REQUIREMENT >> Do not copy the pictures; transcribe all other material exactly.

>>>

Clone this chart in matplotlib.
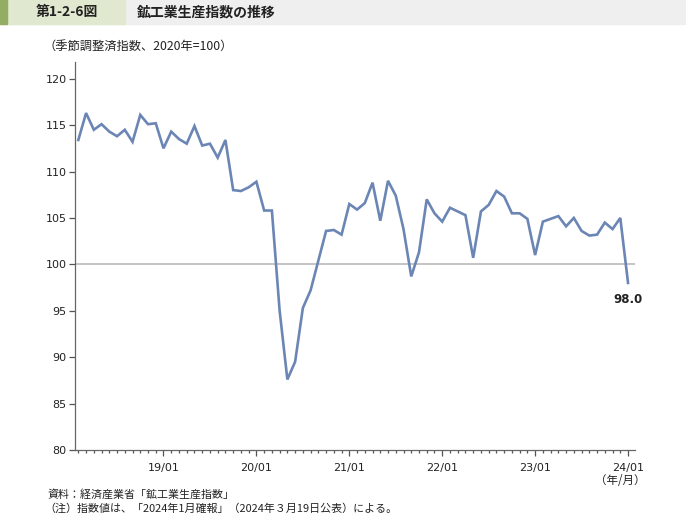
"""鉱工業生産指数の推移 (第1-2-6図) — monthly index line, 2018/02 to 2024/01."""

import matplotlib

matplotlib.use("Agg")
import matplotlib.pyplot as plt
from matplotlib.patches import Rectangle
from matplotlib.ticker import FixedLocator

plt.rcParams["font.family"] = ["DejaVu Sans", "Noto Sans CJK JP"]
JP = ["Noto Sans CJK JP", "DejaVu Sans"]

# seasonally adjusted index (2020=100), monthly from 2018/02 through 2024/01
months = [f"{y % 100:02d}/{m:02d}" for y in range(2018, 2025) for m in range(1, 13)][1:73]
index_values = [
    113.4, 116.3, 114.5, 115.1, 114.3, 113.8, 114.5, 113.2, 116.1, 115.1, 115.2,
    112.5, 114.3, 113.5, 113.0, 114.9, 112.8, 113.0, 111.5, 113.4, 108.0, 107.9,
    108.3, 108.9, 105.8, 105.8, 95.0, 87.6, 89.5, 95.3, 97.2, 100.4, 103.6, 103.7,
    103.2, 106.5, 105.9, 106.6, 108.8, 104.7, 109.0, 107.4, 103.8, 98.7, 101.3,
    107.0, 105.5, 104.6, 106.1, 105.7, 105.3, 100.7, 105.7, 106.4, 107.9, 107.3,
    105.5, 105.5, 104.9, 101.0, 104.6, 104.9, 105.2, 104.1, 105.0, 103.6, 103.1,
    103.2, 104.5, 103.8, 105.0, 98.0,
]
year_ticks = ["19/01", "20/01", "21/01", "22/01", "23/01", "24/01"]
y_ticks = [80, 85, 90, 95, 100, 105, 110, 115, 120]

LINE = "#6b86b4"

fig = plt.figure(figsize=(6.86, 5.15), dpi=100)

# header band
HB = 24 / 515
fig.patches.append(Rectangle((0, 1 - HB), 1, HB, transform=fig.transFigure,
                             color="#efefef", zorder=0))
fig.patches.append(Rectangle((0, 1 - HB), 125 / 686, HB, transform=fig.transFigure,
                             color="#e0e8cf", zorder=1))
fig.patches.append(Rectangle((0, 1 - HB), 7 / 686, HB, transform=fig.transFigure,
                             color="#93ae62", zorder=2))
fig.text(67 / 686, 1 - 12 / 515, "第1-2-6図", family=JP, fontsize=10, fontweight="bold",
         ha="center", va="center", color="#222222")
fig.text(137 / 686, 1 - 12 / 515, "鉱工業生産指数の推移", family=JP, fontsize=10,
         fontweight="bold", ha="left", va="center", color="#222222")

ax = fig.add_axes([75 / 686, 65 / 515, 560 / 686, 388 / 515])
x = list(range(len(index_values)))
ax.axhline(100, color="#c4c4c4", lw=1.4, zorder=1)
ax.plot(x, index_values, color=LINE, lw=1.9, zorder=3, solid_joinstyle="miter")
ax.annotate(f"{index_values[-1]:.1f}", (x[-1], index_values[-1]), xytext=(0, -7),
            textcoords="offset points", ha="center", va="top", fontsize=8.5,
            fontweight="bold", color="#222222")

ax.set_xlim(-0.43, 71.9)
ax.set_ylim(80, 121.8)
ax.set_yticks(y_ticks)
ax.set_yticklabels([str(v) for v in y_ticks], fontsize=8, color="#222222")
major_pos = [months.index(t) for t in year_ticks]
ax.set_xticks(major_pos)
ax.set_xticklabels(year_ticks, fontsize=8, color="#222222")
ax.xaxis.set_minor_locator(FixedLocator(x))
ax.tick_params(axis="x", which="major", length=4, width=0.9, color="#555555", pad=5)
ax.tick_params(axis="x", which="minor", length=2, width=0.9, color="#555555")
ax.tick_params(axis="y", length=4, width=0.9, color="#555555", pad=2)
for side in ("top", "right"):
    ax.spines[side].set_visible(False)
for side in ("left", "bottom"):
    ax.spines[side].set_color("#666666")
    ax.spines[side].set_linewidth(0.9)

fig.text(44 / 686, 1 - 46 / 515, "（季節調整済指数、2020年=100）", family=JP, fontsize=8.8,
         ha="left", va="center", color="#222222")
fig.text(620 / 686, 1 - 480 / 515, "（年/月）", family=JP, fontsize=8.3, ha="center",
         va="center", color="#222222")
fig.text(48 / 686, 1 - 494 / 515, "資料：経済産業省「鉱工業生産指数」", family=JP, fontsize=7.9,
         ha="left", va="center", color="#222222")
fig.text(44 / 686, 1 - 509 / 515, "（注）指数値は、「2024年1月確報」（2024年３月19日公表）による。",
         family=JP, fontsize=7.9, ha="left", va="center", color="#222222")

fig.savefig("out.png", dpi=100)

<<<

RESPONSE BELOW >>
Clone this chart in matplotlib.
"""鉱工業生産指数の推移 (第1-2-6図) — monthly index line, 2018/02 to 2024/01."""

import matplotlib

matplotlib.use("Agg")
import matplotlib.pyplot as plt
from matplotlib.patches import Rectangle
from matplotlib.ticker import FixedLocator

plt.rcParams["font.family"] = ["DejaVu Sans", "Noto Sans CJK JP"]
JP = ["Noto Sans CJK JP", "DejaVu Sans"]

# seasonally adjusted index (2020=100), monthly from 2018/02 through 2024/01
months = [f"{y % 100:02d}/{m:02d}" for y in range(2018, 2025) for m in range(1, 13)][1:73]
index_values = [
    113.4, 116.3, 114.5, 115.1, 114.3, 113.8, 114.5, 113.2, 116.1, 115.1, 115.2,
    112.5, 114.3, 113.5, 113.0, 114.9, 112.8, 113.0, 111.5, 113.4, 108.0, 107.9,
    108.3, 108.9, 105.8, 105.8, 95.0, 87.6, 89.5, 95.3, 97.2, 100.4, 103.6, 103.7,
    103.2, 106.5, 105.9, 106.6, 108.8, 104.7, 109.0, 107.4, 103.8, 98.7, 101.3,
    107.0, 105.5, 104.6, 106.1, 105.7, 105.3, 100.7, 105.7, 106.4, 107.9, 107.3,
    105.5, 105.5, 104.9, 101.0, 104.6, 104.9, 105.2, 104.1, 105.0, 103.6, 103.1,
    103.2, 104.5, 103.8, 105.0, 98.0,
]
year_ticks = ["19/01", "20/01", "21/01", "22/01", "23/01", "24/01"]
y_ticks = [80, 85, 90, 95, 100, 105, 110, 115, 120]

LINE = "#6b86b4"

fig = plt.figure(figsize=(6.86, 5.15), dpi=100)

# header band
HB = 24 / 515
fig.patches.append(Rectangle((0, 1 - HB), 1, HB, transform=fig.transFigure,
                             color="#efefef", zorder=0))
fig.patches.append(Rectangle((0, 1 - HB), 125 / 686, HB, transform=fig.transFigure,
                             color="#e0e8cf", zorder=1))
fig.patches.append(Rectangle((0, 1 - HB), 7 / 686, HB, transform=fig.transFigure,
                             color="#93ae62", zorder=2))
fig.text(67 / 686, 1 - 12 / 515, "第1-2-6図", family=JP, fontsize=10, fontweight="bold",
         ha="center", va="center", color="#222222")
fig.text(137 / 686, 1 - 12 / 515, "鉱工業生産指数の推移", family=JP, fontsize=10,
         fontweight="bold", ha="left", va="center", color="#222222")

ax = fig.add_axes([75 / 686, 65 / 515, 560 / 686, 388 / 515])
x = list(range(len(index_values)))
ax.axhline(100, color="#c4c4c4", lw=1.4, zorder=1)
ax.plot(x, index_values, color=LINE, lw=1.9, zorder=3, solid_joinstyle="miter")
ax.annotate(f"{index_values[-1]:.1f}", (x[-1], index_values[-1]), xytext=(0, -7),
            textcoords="offset points", ha="center", va="top", fontsize=8.5,
            fontweight="bold", color="#222222")

ax.set_xlim(-0.43, 71.9)
ax.set_ylim(80, 121.8)
ax.set_yticks(y_ticks)
ax.set_yticklabels([str(v) for v in y_ticks], fontsize=8, color="#222222")
major_pos = [months.index(t) for t in year_ticks]
ax.set_xticks(major_pos)
ax.set_xticklabels(year_ticks, fontsize=8, color="#222222")
ax.xaxis.set_minor_locator(FixedLocator(x))
ax.tick_params(axis="x", which="major", length=4, width=0.9, color="#555555", pad=5)
ax.tick_params(axis="x", which="minor", length=2, width=0.9, color="#555555")
ax.tick_params(axis="y", length=4, width=0.9, color="#555555", pad=2)
for side in ("top", "right"):
    ax.spines[side].set_visible(False)
for side in ("left", "bottom"):
    ax.spines[side].set_color("#666666")
    ax.spines[side].set_linewidth(0.9)

fig.text(44 / 686, 1 - 46 / 515, "（季節調整済指数、2020年=100）", family=JP, fontsize=8.8,
         ha="left", va="center", color="#222222")
fig.text(620 / 686, 1 - 480 / 515, "（年/月）", family=JP, fontsize=8.3, ha="center",
         va="center", color="#222222")
fig.text(48 / 686, 1 - 494 / 515, "資料：経済産業省「鉱工業生産指数」", family=JP, fontsize=7.9,
         ha="left", va="center", color="#222222")
fig.text(44 / 686, 1 - 509 / 515, "（注）指数値は、「2024年1月確報」（2024年３月19日公表）による。",
         family=JP, fontsize=7.9, ha="left", va="center", color="#222222")

fig.savefig("out.png", dpi=100)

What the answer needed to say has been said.